§ Exercise description: Nothing but the lines from the top of the data to the line holding "(a) at (453,0);" should be printed, word for word and both ends included; leave the pictures out.

-- Begin Source material --

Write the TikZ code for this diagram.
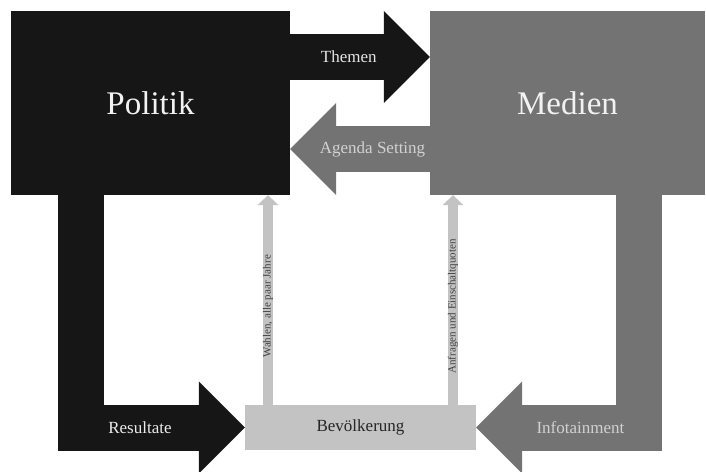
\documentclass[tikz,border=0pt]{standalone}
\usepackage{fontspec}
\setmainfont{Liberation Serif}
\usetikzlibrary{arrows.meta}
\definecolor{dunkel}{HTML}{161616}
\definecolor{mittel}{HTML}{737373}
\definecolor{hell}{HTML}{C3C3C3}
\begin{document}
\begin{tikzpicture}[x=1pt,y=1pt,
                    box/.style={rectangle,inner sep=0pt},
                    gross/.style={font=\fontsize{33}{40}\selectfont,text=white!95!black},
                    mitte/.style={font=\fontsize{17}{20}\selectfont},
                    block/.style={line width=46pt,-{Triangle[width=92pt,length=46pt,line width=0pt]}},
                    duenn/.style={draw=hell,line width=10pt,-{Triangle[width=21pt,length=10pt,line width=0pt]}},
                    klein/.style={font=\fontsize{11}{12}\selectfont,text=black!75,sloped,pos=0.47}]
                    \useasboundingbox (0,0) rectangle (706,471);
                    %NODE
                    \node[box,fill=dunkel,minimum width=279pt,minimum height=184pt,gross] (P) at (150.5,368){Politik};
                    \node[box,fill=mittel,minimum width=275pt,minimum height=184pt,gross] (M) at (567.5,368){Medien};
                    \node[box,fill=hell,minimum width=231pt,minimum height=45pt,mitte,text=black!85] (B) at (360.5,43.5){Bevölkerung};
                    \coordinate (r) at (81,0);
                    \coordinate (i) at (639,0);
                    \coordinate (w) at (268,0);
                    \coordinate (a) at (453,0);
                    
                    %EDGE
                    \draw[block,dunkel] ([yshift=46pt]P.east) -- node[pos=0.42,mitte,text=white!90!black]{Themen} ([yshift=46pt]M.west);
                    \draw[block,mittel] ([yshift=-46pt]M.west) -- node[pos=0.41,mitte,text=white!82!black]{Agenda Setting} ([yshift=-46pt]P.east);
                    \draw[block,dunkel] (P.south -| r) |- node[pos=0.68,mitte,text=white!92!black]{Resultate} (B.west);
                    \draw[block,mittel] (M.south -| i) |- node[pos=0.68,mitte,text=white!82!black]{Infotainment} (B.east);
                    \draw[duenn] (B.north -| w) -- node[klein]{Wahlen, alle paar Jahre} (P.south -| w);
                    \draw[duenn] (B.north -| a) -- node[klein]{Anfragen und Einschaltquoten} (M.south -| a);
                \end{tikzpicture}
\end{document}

-- End Source material --

§ Answer to this problem:
Write the TikZ code for this diagram.
\documentclass[tikz,border=0pt]{standalone}
\usepackage{fontspec}
\setmainfont{Liberation Serif}
\usetikzlibrary{arrows.meta}
\definecolor{dunkel}{HTML}{161616}
\definecolor{mittel}{HTML}{737373}
\definecolor{hell}{HTML}{C3C3C3}
\begin{document}
\begin{tikzpicture}[x=1pt,y=1pt,
                    box/.style={rectangle,inner sep=0pt},
                    gross/.style={font=\fontsize{33}{40}\selectfont,text=white!95!black},
                    mitte/.style={font=\fontsize{17}{20}\selectfont},
                    block/.style={line width=46pt,-{Triangle[width=92pt,length=46pt,line width=0pt]}},
                    duenn/.style={draw=hell,line width=10pt,-{Triangle[width=21pt,length=10pt,line width=0pt]}},
                    klein/.style={font=\fontsize{11}{12}\selectfont,text=black!75,sloped,pos=0.47}]
                    \useasboundingbox (0,0) rectangle (706,471);
                    %NODE
                    \node[box,fill=dunkel,minimum width=279pt,minimum height=184pt,gross] (P) at (150.5,368){Politik};
                    \node[box,fill=mittel,minimum width=275pt,minimum height=184pt,gross] (M) at (567.5,368){Medien};
                    \node[box,fill=hell,minimum width=231pt,minimum height=45pt,mitte,text=black!85] (B) at (360.5,43.5){Bevölkerung};
                    \coordinate (r) at (81,0);
                    \coordinate (i) at (639,0);
                    \coordinate (w) at (268,0);
                    \coordinate (a) at (453,0);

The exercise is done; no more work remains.